Many indexed inductive families can be "equivalently" defined by recursion over their indices. For instance, the type family of vectors:
data Vec (A : Set) : ℕ → Set where
nil : Vec A zero
cons : {n : ℕ) → A → Vec A n → Vec A (suc n)
can equivalently be defined recursively to consist of right-associated product types:
Vec : (A : Set) → ℕ → Set
Vec A zero = ⊤
Vec A (suc n) = A × Vec A n
Similarly, the inequality predicates on natural numbers, like:
data _≤_ : ℕ → ℕ → Set where
zero≤ : (n : ℕ) → zero ≤ n
suc≤suc : (m n : ℕ) → (m ≤ n) → (suc m ≤ suc n)

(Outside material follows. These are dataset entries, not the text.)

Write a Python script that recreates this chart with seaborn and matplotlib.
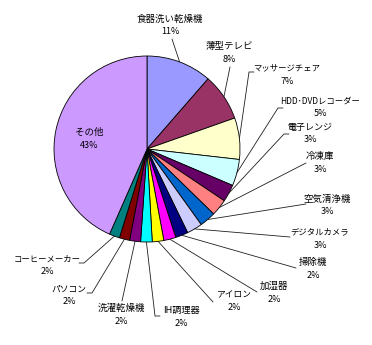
import matplotlib
matplotlib.use("Agg")
import matplotlib.pyplot as plt
import seaborn as sns
import numpy as np

sns.set_theme(style="white")
plt.rcParams['font.family'] = ['Noto Sans CJK JP', 'DejaVu Sans']

categories = ["食器洗い乾燥機", "薄型テレビ", "マッサージチェア", "HDD･DVDレコーダー",
              "電子レンジ", "冷凍庫", "空気清浄機", "デジタルカメラ", "掃除機", "加湿器",
              "アイロン", "IH調理器", "洗濯乾燥機", "パソコン", "コーヒーメーカー", "その他"]
values = [11.4, 8.2, 7.2, 4.6, 3.0, 2.9, 2.8, 2.7, 2.2, 2.1, 2.0, 2.0, 1.9, 1.8, 1.8, 43.4]
pct_labels = ["11%", "8%", "7%", "5%", "3%", "3%", "3%", "3%", "2%", "2%",
              "2%", "2%", "2%", "2%", "2%", "43%"]
colors = ["#9999FF", "#993366", "#FFFFCC", "#CCFFFF", "#660066", "#FF8080", "#0066CC",
          "#CCCCFF", "#000080", "#FF00FF", "#FFFF00", "#00FFFF", "#800080", "#800000",
          "#008080", "#CC99FF"]

W, H = 372, 345
fig = plt.figure(figsize=(W / 100, H / 100), dpi=100)
ax = fig.add_axes([0, 0, 1, 1])

def Y(py):
    return H - py

cx, cy, R = 147, 149, 93
wedges, _ = ax.pie(values, colors=colors, startangle=90, counterclock=False,
                   center=(cx, Y(cy)), radius=R, frame=True,
                   wedgeprops=dict(edgecolor="black", linewidth=0.6))
ax.set_xlim(0, W)
ax.set_ylim(0, H)
ax.set_aspect('equal')
ax.axis('off')

# label text centers (name line) in pixel coords, leader corner points, tick direction
label_pos = [(170, 19), (229, 47), (287, 68), (320, 101), (310, 127), (320, 157),
             (327, 199), (320, 232), (313, 262), (274, 286), (234, 295), (181, 310),
             (121, 308), (69, 289), (47, 259), (89, 132)]
font_sizes = [6.8, 6.8, 6.0, 6.0, 6.5, 6.8, 6.8, 6.0, 6.8, 6.8, 6.3, 6.6,
              6.8, 6.3, 6.0, 6.8]
corners = [(172, 39), (230, 67), (249, 72), (278, 108), (284, 134), (306, 163),
           (306, 204), (290, 237), (296, 268), (257, 292), (213, 302), (155, 316),
           (122, 301), (92, 293), (84, 263), None]
tick_dir = [0, 0, 1, 1, 1, 0, 0, 0, 0, 0, 0, 1, 0, -1, -1, 0]

for i, w in enumerate(wedges):
    x, y = label_pos[i]
    fs = font_sizes[i]
    ax.text(x, Y(y), categories[i], ha='center', va='center', fontsize=fs, color='black')
    ax.text(x, Y(y + 13), pct_labels[i], ha='center', va='center', fontsize=6.5, color='black')
    if corners[i] is None:
        continue
    mid = np.deg2rad((w.theta1 + w.theta2) / 2)
    ex = cx + R * np.cos(mid)
    ey = Y(cy) + R * np.sin(mid)
    px, py = corners[i]
    xs, ys = [], []
    if tick_dir[i] != 0:
        xs.append(px + 5 * tick_dir[i])
        ys.append(Y(py))
    xs += [px, ex]
    ys += [Y(py), ey]
    ax.plot(xs, ys, color='#202020', linewidth=0.6)

fig.savefig("out.png", dpi=100)
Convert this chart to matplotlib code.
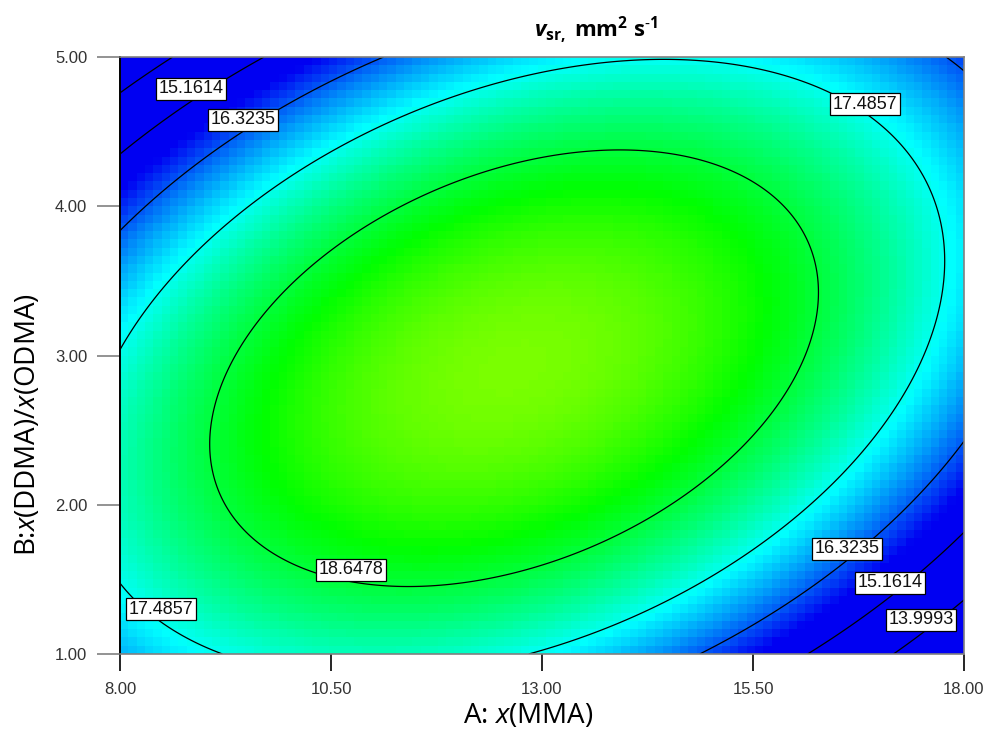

can also be defined recursively on both arguments:
_≤_ : ℕ → ℕ → Set
zero ≤ _ = ⊤
suc m ≤ zero = ⊥
suc m ≤ suc n = m ≤ n
Of course, this is only possible when the types of indices of the indexed inductive family are themselves inductive types, and the indices of each constructor are constructors of the indextypes of indices. (Which, perhaps coincidentally, is also the case in which indexed inductive families work best -- no "green slime".)
In a situation where both definitions are possible, what are the advantages and disadvantages of the two choices? Why should we choose one over the other?